Super Bowl ad rates may be too high this time around


With ad rates for the Super Bowl running as high as $3 million for a 30-second spot, some marketers are wondering whether during these tough economic times they can afford the big game, reports The Wall Street Journal.

FedEx, a loyal Super Bowl advertiser, still hasn’t decided if it will buy in. FedEx is concerned that shelling out big bucks — at a time when it’s "asking employees to do more with less" — will look "wrong," a person close to the company told the paper. "Companies have to be mindful that jumping into the game can open them up to criticism."

The package-delivery giant is holding out to see if it can get a bargain.
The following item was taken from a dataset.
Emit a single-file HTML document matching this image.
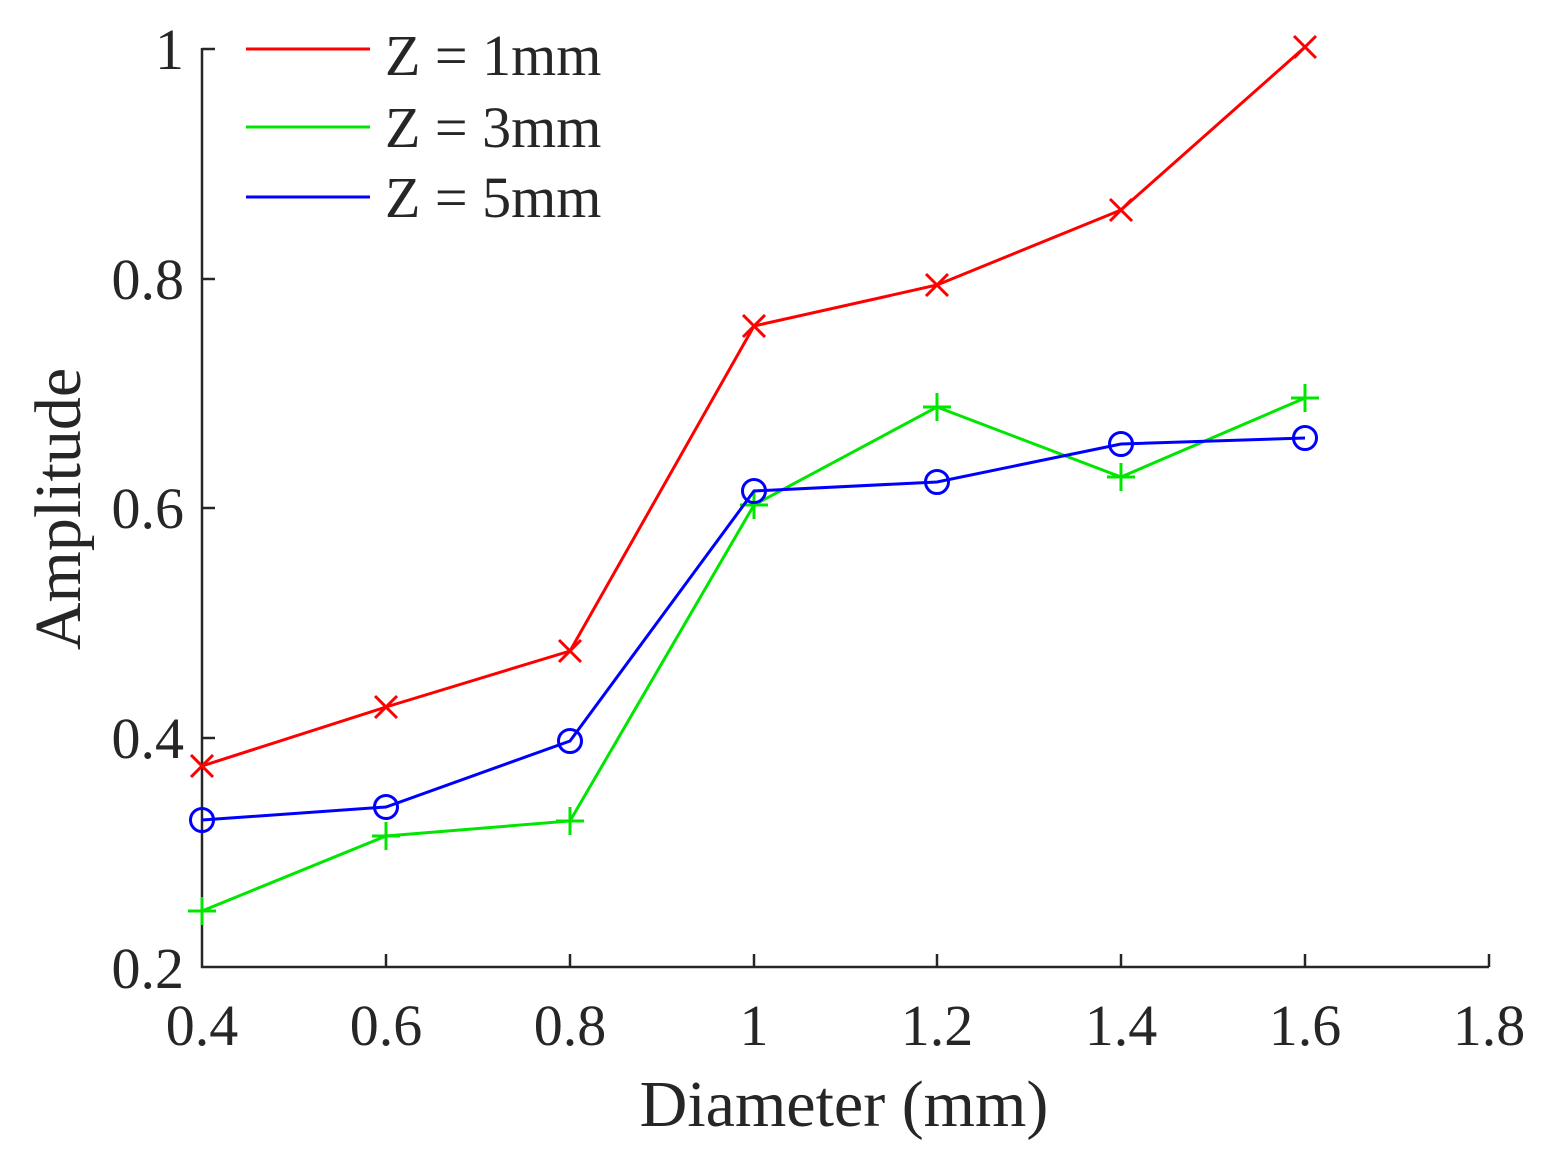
<!DOCTYPE html>
<html><head><style>
html,body{margin:0;padding:0;background:#fff;}
svg text{font-family:"Liberation Serif",serif;fill:#262626;}
</style></head><body>
<svg width="1550" height="1157" xmlns="http://www.w3.org/2000/svg">
<g stroke="#262626" stroke-width="2.5" fill="none">
<line x1="202" y1="48" x2="202" y2="968"/>
<line x1="201" y1="967" x2="1489" y2="967"/>
<line x1="386" y1="967" x2="386" y2="954"/>
<line x1="570" y1="967" x2="570" y2="954"/>
<line x1="754" y1="967" x2="754" y2="954"/>
<line x1="937" y1="967" x2="937" y2="954"/>
<line x1="1121" y1="967" x2="1121" y2="954"/>
<line x1="1305" y1="967" x2="1305" y2="954"/>
<line x1="1489" y1="967" x2="1489" y2="954"/>
<line x1="202" y1="49" x2="215" y2="49"/>
<line x1="202" y1="279" x2="215" y2="279"/>
<line x1="202" y1="508" x2="215" y2="508"/>
<line x1="202" y1="738" x2="215" y2="738"/>
</g>
<g font-size="58" text-anchor="middle">
<text x="202" y="1045">0.4</text>
<text x="386" y="1045">0.6</text>
<text x="570" y="1045">0.8</text>
<text x="754" y="1045">1</text>
<text x="937" y="1045">1.2</text>
<text x="1121" y="1045">1.4</text>
<text x="1305" y="1045">1.6</text>
<text x="1489" y="1045">1.8</text>
</g>
<g font-size="58" text-anchor="end">
<text x="184" y="69">1</text>
<text x="184" y="299">0.8</text>
<text x="184" y="528">0.6</text>
<text x="184" y="758">0.4</text>
<text x="184" y="988">0.2</text>
</g>
<text x="844" y="1126" font-size="66" text-anchor="middle">Diameter (mm)</text>
<text transform="translate(80,509) rotate(-90)" font-size="66" text-anchor="middle">Amplitude</text>

<polyline fill="none" stroke="#ff0000" stroke-width="3" points="202,766 386,707 570,651 754,326 937,285 1121,210 1305,47"/>
<g stroke="#ff0000" stroke-width="3">
<path d="M191,755l22,22M213,755l-22,22"/>
<path d="M375,696l22,22M397,696l-22,22"/>
<path d="M559,640l22,22M581,640l-22,22"/>
<path d="M743,315l22,22M765,315l-22,22"/>
<path d="M926,274l22,22M948,274l-22,22"/>
<path d="M1110,199l22,22M1132,199l-22,22"/>
<path d="M1294,36l22,22M1316,36l-22,22"/>
</g>
<polyline fill="none" stroke="#00e600" stroke-width="3" points="202,911 386,836 570,821 754,505 937,407 1121,477 1305,398"/>
<g stroke="#00e600" stroke-width="3">
<path d="M188,911h28M202,897v28"/>
<path d="M372,836h28M386,822v28"/>
<path d="M556,821h28M570,807v28"/>
<path d="M740,505h28M754,491v28"/>
<path d="M923,407h28M937,393v28"/>
<path d="M1107,477h28M1121,463v28"/>
<path d="M1291,398h28M1305,384v28"/>
</g>
<polyline fill="none" stroke="#0000ff" stroke-width="3" points="202,820 386,807 570,741 754,491 937,482 1121,444 1305,438"/>
<g stroke="#0000ff" stroke-width="3" fill="none">
<circle cx="202" cy="820" r="11.5"/>
<circle cx="386" cy="807" r="11.5"/>
<circle cx="570" cy="741" r="11.5"/>
<circle cx="754" cy="491" r="11.5"/>
<circle cx="937" cy="482" r="11.5"/>
<circle cx="1121" cy="444" r="11.5"/>
<circle cx="1305" cy="438" r="11.5"/>
</g>
<line x1="246" y1="49" x2="370" y2="49" stroke="#ff0000" stroke-width="3"/>
<line x1="246" y1="127" x2="370" y2="127" stroke="#00e600" stroke-width="3"/>
<line x1="246" y1="197" x2="370" y2="197" stroke="#0000ff" stroke-width="3"/>
<g font-size="58">
<text x="385" y="75">Z = 1mm</text>
<text x="385" y="147">Z = 3mm</text>
<text x="385" y="217">Z = 5mm</text>
</g>
</svg>
</body></html>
FedEx’s hesitation is raising eyebrows on Madison Avenue because it has advertised in 12 of the past NFL championship games.

Advertisers taking a pass on Super Bowl XLIII altogether include beleaguered General Motors, which has been in 16 games, and Garmin Ltd., the maker of GPS devices, which had advertised in the past two games. A company spokesman for Garmin told WSJ its decision to sit out was "unrelated to the economy."

Jumping into high-priced media deals can raise lots of image questions, say ad execs.

"With this much money on the line it can be a negative reflection on a company, especially if they are cutting back staff or getting a government bailout," Steve Lanzano, MPG COO told the paper.

NBC had sold most of its Super Bowl ad inventory by early September, prior to the meltdown on Wall Street. NBC is in better shape than Fox was during the past recession. In 2002, Fox, had about 10% of its ad time unsold just two weeks before the game.

Advertisers on next year’s broadcast include Anheuser-Busch,, Hyundai Motor, PepsiCo, Viacom’s Paramount Pictures, and Coca-Cola.

The peacock network has also lured some new marketers to the Feb. 1 game in Tampa, including Pedigree, the dog-food brand owned by Mars. Even, the online job site owned by Monster Worldwide, is currently in talks to jump back into the game after sitting out the past few years, according to people familiar with the matter.

"As of now, we have not committed to the Super Bowl," a spokesman for Monster told WSJ.